Saving Grace, conversely, is a character vehicle and nothing else. Hunter plays a drunk, adulterous, atheistic wreck named Grace who just happens to be the best damn homicide detective in Oklahoma City. After killing a man — drunk, with her car — she asks for God’s help. God assigns an angel with a taste for chewing tobacco. Cute. To add pathos, we learn Grace was molested by a priest. Tired.
Hunter has fun with the religious, psycho-sexual grab bag she’s given, but Saving Grace never adds up to the sum of its parts. Indeed, it doesn’t have many parts at all. The supporting characters are cast-offs and automatons.

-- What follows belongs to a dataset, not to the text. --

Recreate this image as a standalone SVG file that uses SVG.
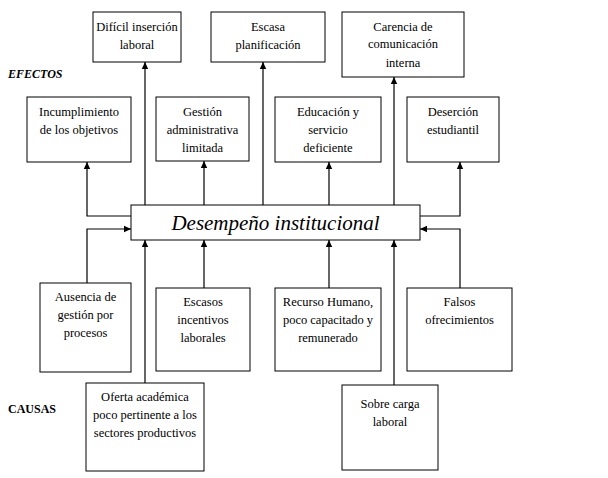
<svg xmlns="http://www.w3.org/2000/svg" width="608" height="478" viewBox="0 0 608 478">
<style>
rect{fill:#fff;stroke:#000;stroke-width:1}
text{font-family:'Liberation Serif','Times New Roman','DejaVu Serif',serif;font-size:12.5px;text-anchor:middle;fill:#000}
.c line,.c polyline{stroke:#000;stroke-width:1.2;fill:none;marker-end:url(#a)}
</style>
<defs><marker id="a" markerWidth="8" markerHeight="8" refX="7" refY="4" orient="auto" markerUnits="userSpaceOnUse"><path d="M0,0.8L7,4L0,7.2z"/></marker></defs>
<rect x="0" y="0" width="608" height="478" style="stroke:none"/>
<text x="8" y="78" style="text-anchor:start;font-weight:bold;font-style:italic;font-size:12px">EFECTOS</text>
<text x="8" y="413" style="text-anchor:start;font-weight:bold;font-size:12px">CAUSAS</text>
<g id="central"><rect x="131" y="205" width="289" height="35"/><text x="275.5" y="230" style="font-style:italic;font-size:21px">Desempeño institucional</text></g>
<g id="e1"><rect x="93" y="12" width="88" height="50"/><text x="137" y="31">Difícil inserción</text><text x="137" y="49">laboral</text></g>
<g id="e2"><rect x="211" y="12" width="114" height="50"/><text x="268" y="31">Escasa</text><text x="268" y="49">planificación</text></g>
<g id="e3"><rect x="342" y="12" width="122" height="65"/><text x="403" y="31">Carencia de</text><text x="403" y="48">comunicación</text><text x="403" y="67">interna</text></g>
<g id="e4"><rect x="27" y="97" width="104" height="65"/><text x="79" y="116">Incumplimiento</text><text x="79" y="134">de los objetivos</text></g>
<g id="e5"><rect x="156" y="97" width="93" height="64"/><text x="202.5" y="116">Gestión</text><text x="202.5" y="134">administrativa</text><text x="202.5" y="152">limitada</text></g>
<g id="e6"><rect x="275" y="97" width="106" height="65"/><text x="328" y="116">Educación y</text><text x="328" y="134">servicio</text><text x="328" y="152">deficiente</text></g>
<g id="e7"><rect x="407" y="97" width="92" height="65"/><text x="453" y="116">Deserción</text><text x="453" y="134">estudiantil</text></g>
<g id="c1"><rect x="40" y="283" width="91" height="89"/><text x="85.5" y="301">Ausencia de</text><text x="85.5" y="319">gestión por</text><text x="85.5" y="337">procesos</text></g>
<g id="c2"><rect x="86" y="383" width="118" height="88"/><text x="145" y="401">Oferta académica</text><text x="145" y="419">poco pertinente a los</text><text x="145" y="437">sectores productivos</text></g>
<g id="c3"><rect x="156" y="288" width="94" height="83"/><text x="203" y="306">Escasos</text><text x="203" y="324">incentivos</text><text x="203" y="342">laborales</text></g>
<g id="c4"><rect x="275" y="288" width="106" height="83"/><text x="328" y="306">Recurso Humano,</text><text x="328" y="324">poco capacitado y</text><text x="328" y="342">remunerado</text></g>
<g id="c5"><rect x="407" y="288" width="105" height="83"/><text x="459.5" y="306">Falsos</text><text x="459.5" y="324">ofrecimientos</text></g>
<g id="c6"><rect x="342" y="385" width="96" height="85"/><text x="390" y="408">Sobre carga</text><text x="390" y="426">laboral</text></g>
<g class="c" id="connectors">
<line x1="145" y1="205" x2="145" y2="62"/>
<line x1="204" y1="205" x2="204" y2="161"/>
<line x1="263" y1="205" x2="263" y2="62"/>
<line x1="329" y1="205" x2="329" y2="162"/>
<line x1="394" y1="205" x2="394" y2="77"/>
<polyline points="131,216 87,216 87,162"/>
<polyline points="420,216 460,216 460,162"/>
<polyline points="87,283 87,229 131,229"/>
<polyline points="460,288 460,229 420,229"/>
<line x1="145" y1="383" x2="145" y2="240"/>
<line x1="204" y1="288" x2="204" y2="240"/>
<line x1="329" y1="288" x2="329" y2="240"/>
<line x1="394" y1="385" x2="394" y2="240"/>
</g>
</svg>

It’s a truism that didn’t need re-proving for the 40-to-60-year-old demographic, but TNT did it anyway. No matter how kooky-great a central character is, it’s the contextual framework (themes, supporting characters, foils, conflict) that makes a story compelling. Television — which sticks with stories for 10 or 20 or 80 hours — makes that dependence greater, not less. Damages is making something of itself, but I fear there’s no saving Grace. •
See also
Who Wants To Be A Superhero? Real people dress up as the super-hero characters they create, and battle evil reality-TV-style. Stan Lee nicely recreates (most of) my childhood fantasies. (SciFi, Thursday, 9 p.m.)
Masters of Sci-Fi Masters of Sci-Fi is a brilliant, writer-driven, well-casted thing that’s been mangled into a four-episode mid-summer cast off. Shame. (ABC, Saturday, 10 p.m.)
The Company You can tell a CIA talkie is going for authenticity when its main character is a nerdy chump with a weak jaw (see The Good German). Chris O’Donnell’s looking a little puffy, though still taut-jowled, so the scorecard’s mixed. (TNT, Sunday, 8 p.m.)